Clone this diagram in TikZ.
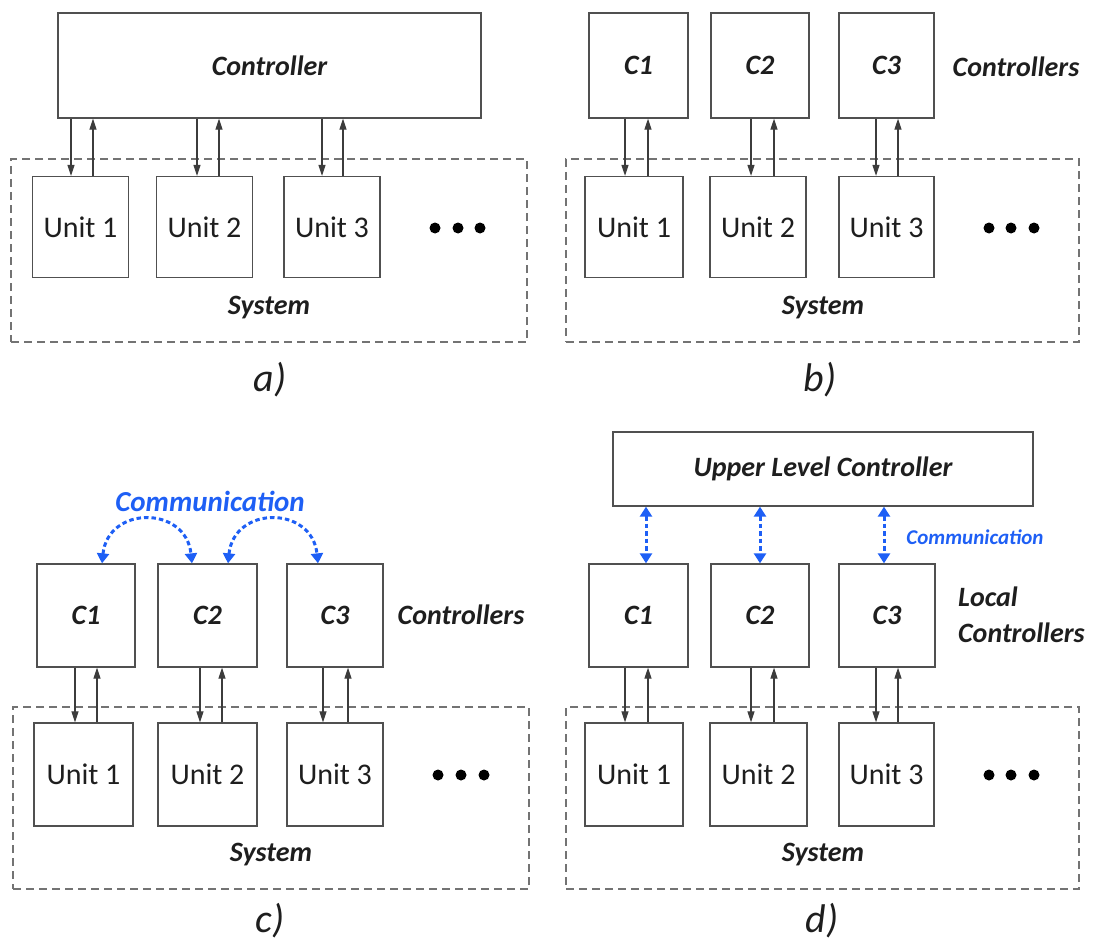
\documentclass[tikz,border=0pt]{standalone}
\usepackage{fontspec}
\setmainfont{Carlito}
\usetikzlibrary{arrows.meta}
\definecolor{boxc}{RGB}{80,80,80}
\definecolor{arrc}{RGB}{60,60,60}
\definecolor{dashc}{RGB}{115,115,115}
\definecolor{commc}{RGB}{30,95,245}
\definecolor{txtc}{RGB}{30,30,30}
\newcommand{\ctrlunit}[4]{%
  \coordinate (tmpd) at ([xshift=#3]#2.north);
  \draw[sigarrow] (tmpd |- #1.south) -- (tmpd);
  \coordinate (tmpu) at ([xshift=#4]#2.north);
  \draw[sigarrow] (tmpu) -- (tmpu |- #1.south);
}
\tikzset{
  unitbox/.style={draw=boxc, line width=1.3pt, minimum width=96pt, minimum height=101pt, inner sep=0pt, font=\fontsize{30}{34}\selectfont, text=txtc},
  ctrlbox/.style={draw=boxc, line width=1.3pt, minimum width=97pt, minimum height=104pt, inner sep=0pt, font=\fontsize{28}{34}\selectfont\bfseries\itshape, text=txtc},
  sysbox/.style={draw=dashc, line width=1.3pt, dash pattern=on 8pt off 5pt, inner sep=0pt},
  lbl/.style={font=\fontsize{28}{36}\selectfont\bfseries\itshape, text=txtc, inner sep=0pt},
  panel/.style={font=\fontsize{40}{48}\selectfont\itshape, text=txtc, inner sep=0pt},
  dotm/.style={circle, fill=black, minimum size=11pt, inner sep=0pt},
  sigarrow/.style={draw=arrc, line width=1.2pt, -{Triangle[length=11pt,width=7pt]}},
  comm/.style={draw=commc, line width=3pt, dash pattern=on 4.5pt off 3pt, {Triangle[length=10pt,width=12pt]}-{Triangle[length=10pt,width=12pt]}},
  commtxt/.style={font=\fontsize{29}{34}\selectfont\bfseries\itshape, text=commc, inner sep=0pt}
}
\begin{document}
\begin{tikzpicture}[x=1pt,y=-1pt]
\useasboundingbox (0,0) rectangle (1097,947);

% ---------------- panel a ----------------
\node[sysbox, minimum width=516pt, minimum height=183pt] (sysA) at (269,250.5) {};
\node[ctrlbox, minimum width=423pt, minimum height=105pt] (ctrlA) at (269.5,65.5) {Controller};
\node[unitbox] (ua1) at (80.5,227) {Unit 1};
\node[unitbox] (ua2) at (204.5,227) {Unit 2};
\node[unitbox] (ua3) at (332,227) {Unit 3};
\node[dotm] (da1) at (435,228) {};
\node[dotm] (da2) at (458,228) {};
\node[dotm] (da3) at (480,228) {};
\node[lbl] (sysAl) at (269,308) {System};
\node[panel] (pa) at (270,380) {a)};
\ctrlunit{ctrlA}{ua1}{-9.5pt}{12.5pt}
\ctrlunit{ctrlA}{ua2}{-7.5pt}{14.5pt}
\ctrlunit{ctrlA}{ua3}{-10pt}{11pt}

% ---------------- panel b ----------------
\node[sysbox, minimum width=513pt, minimum height=183pt] (sysB) at (822.5,250.5) {};
\node[ctrlbox, minimum width=99pt, minimum height=105pt] (cb1) at (638.5,65.5) {C1};
\node[ctrlbox, minimum width=98pt, minimum height=105pt] (cb2) at (760,65.5) {C2};
\node[ctrlbox, minimum width=95pt, minimum height=105pt] (cb3) at (886.5,65.5) {C3};
\node[lbl] (ctrlsB) at (1016,67) {Controllers};
\node[unitbox, minimum width=98pt] (ub1) at (634,227) {Unit 1};
\node[unitbox] (ub2) at (758,227) {Unit 2};
\node[unitbox, minimum width=95pt] (ub3) at (886.5,227) {Unit 3};
\node[dotm] (db1) at (989,228) {};
\node[dotm] (db2) at (1011,228) {};
\node[dotm] (db3) at (1034,228) {};
\node[lbl] (sysBl) at (823,308) {System};
\node[panel] (pb) at (820,380) {b)};
\ctrlunit{cb1}{ub1}{-9pt}{14pt}
\ctrlunit{cb2}{ub2}{-7pt}{16pt}
\ctrlunit{cb3}{ub3}{-10.5pt}{11.5pt}

% ---------------- panel c ----------------
\node[sysbox, minimum width=516pt, minimum height=182pt] (sysC) at (271,798) {};
\node[ctrlbox, minimum width=98pt, minimum height=103pt] (cc1) at (86,615.5) {C1};
\node[ctrlbox, minimum width=99pt, minimum height=103pt] (cc2) at (207.5,615.5) {C2};
\node[ctrlbox, minimum width=96pt, minimum height=103pt] (cc3) at (335,615.5) {C3};
\node[lbl] (ctrlsC) at (461,615) {Controllers};
\node[commtxt] (commC) at (210,501) {Communication};
\node[unitbox, minimum width=99pt, minimum height=103pt] (uc1) at (83.5,774.5) {Unit 1};
\node[unitbox, minimum width=99pt, minimum height=103pt] (uc2) at (207.5,774.5) {Unit 2};
\node[unitbox, minimum width=96pt, minimum height=103pt] (uc3) at (335,774.5) {Unit 3};
\node[dotm] (dc1) at (438,775) {};
\node[dotm] (dc2) at (461,775) {};
\node[dotm] (dc3) at (484,775) {};
\node[lbl] (sysCl) at (271,855) {System};
\node[panel] (pc) at (270,921) {c)};
\ctrlunit{cc1}{uc1}{-8.5pt}{13.5pt}
\ctrlunit{cc2}{uc2}{-7.5pt}{14.5pt}
\ctrlunit{cc3}{uc3}{-12pt}{13pt}
\draw[comm] ([xshift=16pt]cc1.north) .. controls +(6,-58) and +(-6,-58) .. ([xshift=-15.5pt]cc2.north);
\draw[comm] ([xshift=20.5pt]cc2.north) .. controls +(6,-58) and +(-6,-58) .. ([xshift=-17pt]cc3.north);

% ---------------- panel d ----------------
\node[sysbox, minimum width=513pt, minimum height=182pt] (sysD) at (822.5,798) {};
\node[ctrlbox, minimum width=420pt, minimum height=74pt] (ulc) at (823,469) {Upper Level Controller};
\node[ctrlbox, minimum width=99pt, minimum height=103pt] (cd1) at (638.5,615.5) {C1};
\node[ctrlbox, minimum width=98pt, minimum height=103pt] (cd2) at (760,615.5) {C2};
\node[ctrlbox, minimum width=96pt, minimum height=103pt] (cd3) at (887,615.5) {C3};
\node[lbl, anchor=west, align=left] (localD) at (958,615) {Local\\Controllers};
\node[commtxt, font=\fontsize{21}{25}\selectfont\bfseries\itshape] (commD) at (975,537) {Communication};
\node[unitbox, minimum width=98pt, minimum height=103pt] (ud1) at (634,774.5) {Unit 1};
\node[unitbox, minimum width=97pt, minimum height=103pt] (ud2) at (758.5,774.5) {Unit 2};
\node[unitbox, minimum width=95pt, minimum height=103pt] (ud3) at (886.5,774.5) {Unit 3};
\node[dotm] (dd1) at (989,775) {};
\node[dotm] (dd2) at (1011,775) {};
\node[dotm] (dd3) at (1034,775) {};
\node[lbl] (sysDl) at (823,855) {System};
\node[panel] (pd) at (822,921) {d)};
\ctrlunit{cd1}{ud1}{-9pt}{14pt}
\ctrlunit{cd2}{ud2}{-7.5pt}{15.5pt}
\ctrlunit{cd3}{ud3}{-10.5pt}{11.5pt}
\coordinate (bd1) at ([xshift=7.5pt]cd1.north);
\coordinate (bd2) at ([xshift=0pt]cd2.north);
\coordinate (bd3) at ([xshift=-3pt]cd3.north);
\draw[comm] (bd1 |- ulc.south) -- (bd1);
\draw[comm] (bd2 |- ulc.south) -- (bd2);
\draw[comm] (bd3 |- ulc.south) -- (bd3);
\end{tikzpicture}
\end{document}
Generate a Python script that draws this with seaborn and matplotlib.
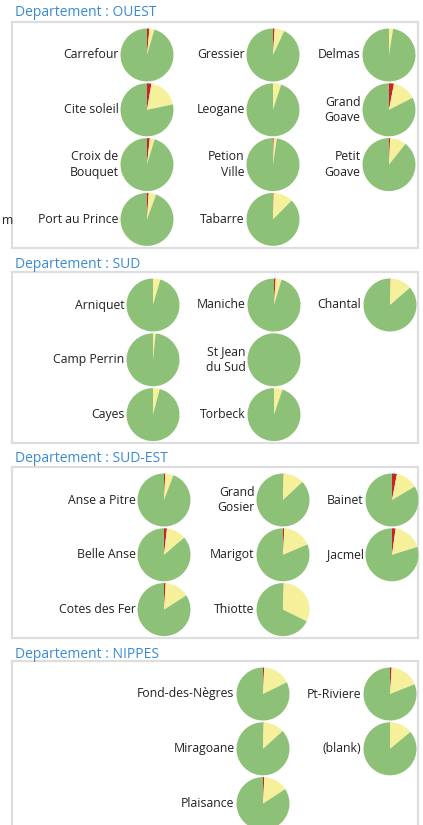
import matplotlib
matplotlib.use("Agg")
import matplotlib.pyplot as plt
import matplotlib.patches as mpatches
import seaborn as sns

# share of each commune: red / yellow slices (green is the rest), in percent
# names listed column by column, as they appear in each panel
ouest_names = ["Carrefour", "Cite soleil", "Croix de\nBouquet", "Port au Prince",
               "Gressier", "Leogane", "Petion\nVille", "Tabarre",
               "Delmas", "Grand\nGoave", "Petit\nGoave"]
ouest_red = [1.5, 2.7, 1.7, 1.0, 1.0, 0.0, 0.5, 0.4, 0.0, 3.0, 0.7]
ouest_yellow = [3.0, 19.0, 3.0, 4.6, 6.0, 5.0, 1.8, 12.0, 2.5, 14.5, 10.0]

sud_names = ["Arniquet", "Camp Perrin", "Cayes",
             "Maniche", "St Jean\ndu Sud", "Torbeck",
             "Chantal"]
sud_red = [0.0, 0.0, 0.0, 1.0, 0.0, 0.0, 0.3]
sud_yellow = [4.5, 1.6, 4.1, 3.6, 0.0, 5.2, 13.3]

sudest_names = ["Anse a Pitre", "Belle Anse", "Cotes des Fer",
                "Grand\nGosier", "Marigot", "Thiotte",
                "Bainet", "Jacmel"]
sudest_red = [0.8, 1.8, 1.0, 0.3, 0.8, 0.3, 3.0, 2.2]
sudest_yellow = [5.0, 12.0, 15.0, 12.7, 17.8, 32.0, 13.5, 18.0]

nippes_names = ["Fond-des-Nègres", "Miragoane", "Plaisance",
                "Pt-Riviere", "(blank)"]
nippes_red = [0.7, 0.3, 0.8, 1.0, 0.0]
nippes_yellow = [17.0, 13.0, 15.0, 18.0, 14.0]

departements = ["OUEST", "SUD", "SUD-EST", "NIPPES"]

sns.set_theme(style="white")
plt.rcParams["font.family"] = ["Open Sans", "DejaVu Sans"]

pie_colors = ["#c8232b", "#f6f09b", "#8ec178"]
title_color = "#3a8ad2"
border_color = "#dedede"

W, H = 423, 825
fig = plt.figure(figsize=(W / 100, H / 100), dpi=100)
ax = fig.add_axes([0, 0, 1, 1])

# layout per panel: top of box, bottom of box, title y, rows, column centres
panels = [
    (ouest_names, ouest_red, ouest_yellow, 22, 248, 12, 4, [147, 273, 389]),
    (sud_names, sud_red, sud_yellow, 272, 443, 264, 3, [153, 274, 390]),
    (sudest_names, sudest_red, sudest_yellow, 467, 638, 459, 3, [164, 283, 392]),
    (nippes_names, nippes_red, nippes_yellow, 661, 840, 654, 3, [263, 390]),
]

radius = 26.5
row_gap = 54.8

for dep, (names, red, yellow, top, bottom, ty, nrows, xcols) in zip(departements, panels):
    ax.text(15, H - ty, f"Departement : {dep}", color=title_color,
            fontsize=10, ha="left", va="center")
    ax.add_patch(mpatches.Rectangle((12, H - bottom), 406, bottom - top,
                                    fill=False, edgecolor=border_color, lw=1.6))
    for i, name in enumerate(names):
        col, row = divmod(i, nrows)
        cx = xcols[col]
        cy = H - (top + 33 + row * row_gap)
        green = 100 - red[i] - yellow[i]
        ax.pie([red[i], yellow[i], green], colors=pie_colors, startangle=90,
               counterclock=False, center=(cx, cy), radius=radius,
               wedgeprops=dict(linewidth=0))
        ax.text(cx - radius - 2, cy, name, ha="right", va="center",
                fontsize=8.8, color="#222222", linespacing=1.25)

# stray label at the left edge
ax.text(1.5, H - 220, "m", ha="left", va="center", fontsize=8.8, color="#222222")

ax.set_xlim(0, W)
ax.set_ylim(0, H)
ax.set_aspect("equal")
ax.axis("off")

fig.savefig("out.png", dpi=100)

[To do] Up to and including the line with "(0,0) rectangle (1097,947);", copy the data above from its first line. Skip pictures.

[Solution to the problem]
Clone this diagram in TikZ.
\documentclass[tikz,border=0pt]{standalone}
\usepackage{fontspec}
\setmainfont{Carlito}
\usetikzlibrary{arrows.meta}
\definecolor{boxc}{RGB}{80,80,80}
\definecolor{arrc}{RGB}{60,60,60}
\definecolor{dashc}{RGB}{115,115,115}
\definecolor{commc}{RGB}{30,95,245}
\definecolor{txtc}{RGB}{30,30,30}
\newcommand{\ctrlunit}[4]{%
  \coordinate (tmpd) at ([xshift=#3]#2.north);
  \draw[sigarrow] (tmpd |- #1.south) -- (tmpd);
  \coordinate (tmpu) at ([xshift=#4]#2.north);
  \draw[sigarrow] (tmpu) -- (tmpu |- #1.south);
}
\tikzset{
  unitbox/.style={draw=boxc, line width=1.3pt, minimum width=96pt, minimum height=101pt, inner sep=0pt, font=\fontsize{30}{34}\selectfont, text=txtc},
  ctrlbox/.style={draw=boxc, line width=1.3pt, minimum width=97pt, minimum height=104pt, inner sep=0pt, font=\fontsize{28}{34}\selectfont\bfseries\itshape, text=txtc},
  sysbox/.style={draw=dashc, line width=1.3pt, dash pattern=on 8pt off 5pt, inner sep=0pt},
  lbl/.style={font=\fontsize{28}{36}\selectfont\bfseries\itshape, text=txtc, inner sep=0pt},
  panel/.style={font=\fontsize{40}{48}\selectfont\itshape, text=txtc, inner sep=0pt},
  dotm/.style={circle, fill=black, minimum size=11pt, inner sep=0pt},
  sigarrow/.style={draw=arrc, line width=1.2pt, -{Triangle[length=11pt,width=7pt]}},
  comm/.style={draw=commc, line width=3pt, dash pattern=on 4.5pt off 3pt, {Triangle[length=10pt,width=12pt]}-{Triangle[length=10pt,width=12pt]}},
  commtxt/.style={font=\fontsize{29}{34}\selectfont\bfseries\itshape, text=commc, inner sep=0pt}
}
\begin{document}
\begin{tikzpicture}[x=1pt,y=-1pt]
\useasboundingbox (0,0) rectangle (1097,947);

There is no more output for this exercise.